Since developed in 2011, the project has six visualisations from several sets of data streams. These visualisations report on vehicular traffic, rainfall effect on taxi supply, daily routine consequences of Formula One activities, temperature rise and energy consumption, mobile phone penetration, and transport system global reach.
When developing a big data platform, similar to LIVE Singapore!, here are some important questions that need answering.
1. What can a big data technology do better than traditional database management technologies that you’ve already invested in? If you’ve identified opportunities for big data analytics, in what ways can the technology help you tap into this potential? The value delivered by a big data technology investment must be clear from the outset.
2. Cost is an important factor for any big data technology deployment. What kind of investment can you afford given the estimated returns from big data analytics? If you have a big budget, would you stick to a relational database management system like SQL or Oracle that can cost you a six-figure sum or more? Or would you like to use an open source software like Hadoop which has zero licensing fees, can run on commodity hardware, and costs just a few thousand dollars to get started?
Then there are personnel costs. There is currently a huge demand for data scientists but they are in short supply.
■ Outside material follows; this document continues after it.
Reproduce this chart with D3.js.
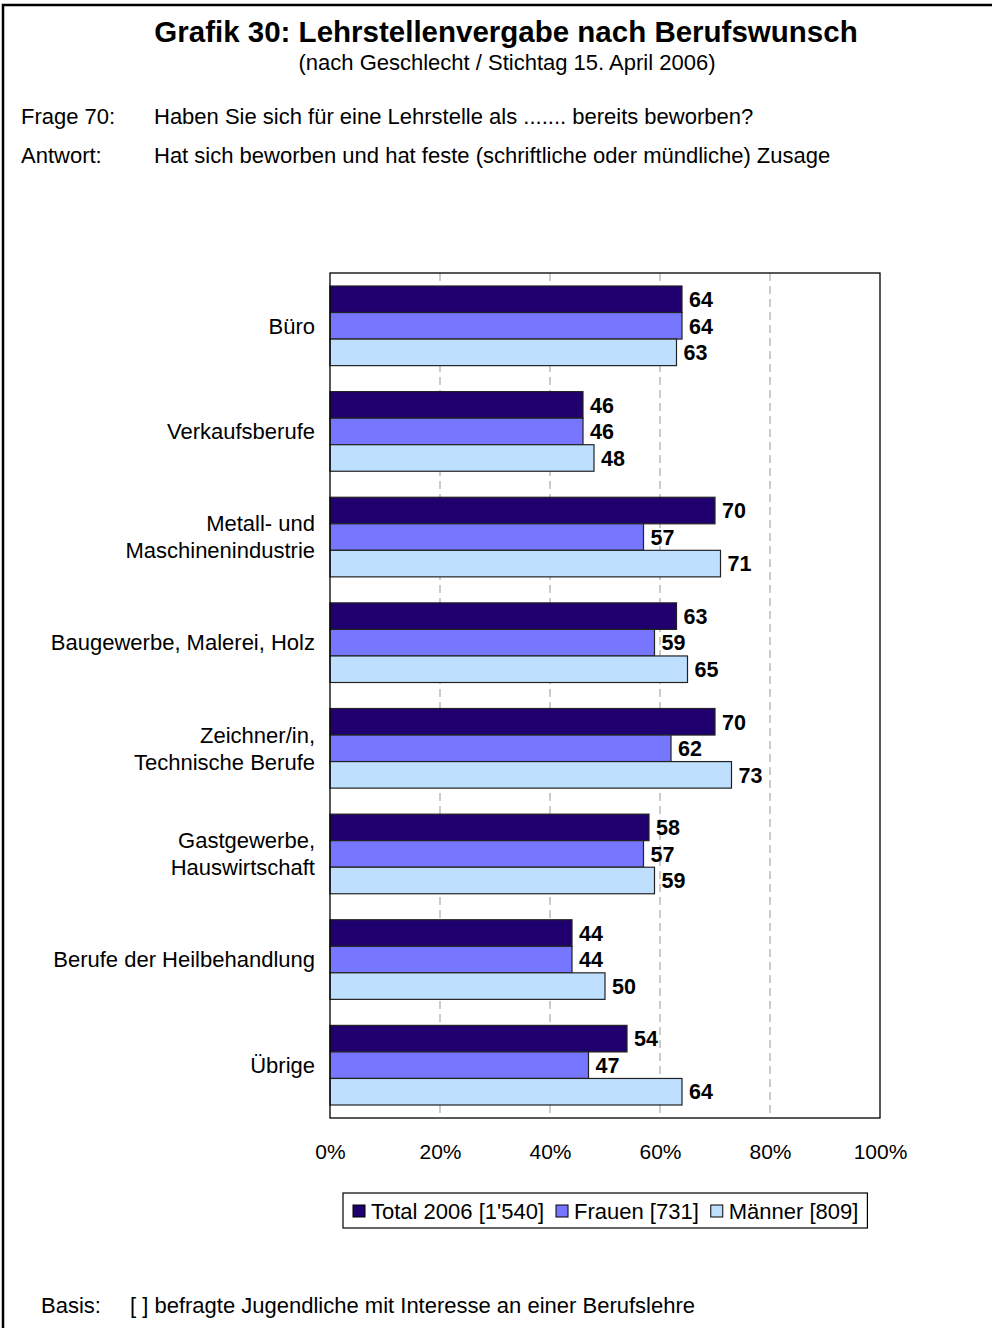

Should you keep expertise in-house and invest in training as needed or set up a formalized process with a trusted third-party to execute big data strategies? An estimate of overall costs – the expenses of running a big data platform and skilled labor or outsourcing costs – is critical.
3. What is the reality of a big data technology implementation? What kind of exploration and use cases are provided by various big data technologies? Additionally, what kind of resources and training will the implementation entail? While technologies and tools are making some emerging big data frameworks easier to understand, implementing them is still complex. A careful review of implementation challenges, solutions as well as the common reasons for deployment failures can help in making judicious choices.
4. Security is another important issue. What kind of security issues do various technologies pose? In what way do they meet compliance requirements? Additionally, what measures and processes are required to manage security risks?
5. As you continue dealing with vast data sets and adding information to your big data platform, it becomes necessary to have appropriate information life-cycle management strategies in place. You also need to have an idea about the requisite disaster recovery strategies.
Big data conversations must start at the earliest. The sooner you invest in high-performance analytics, the better you’ll be able to capture the full potential of big data.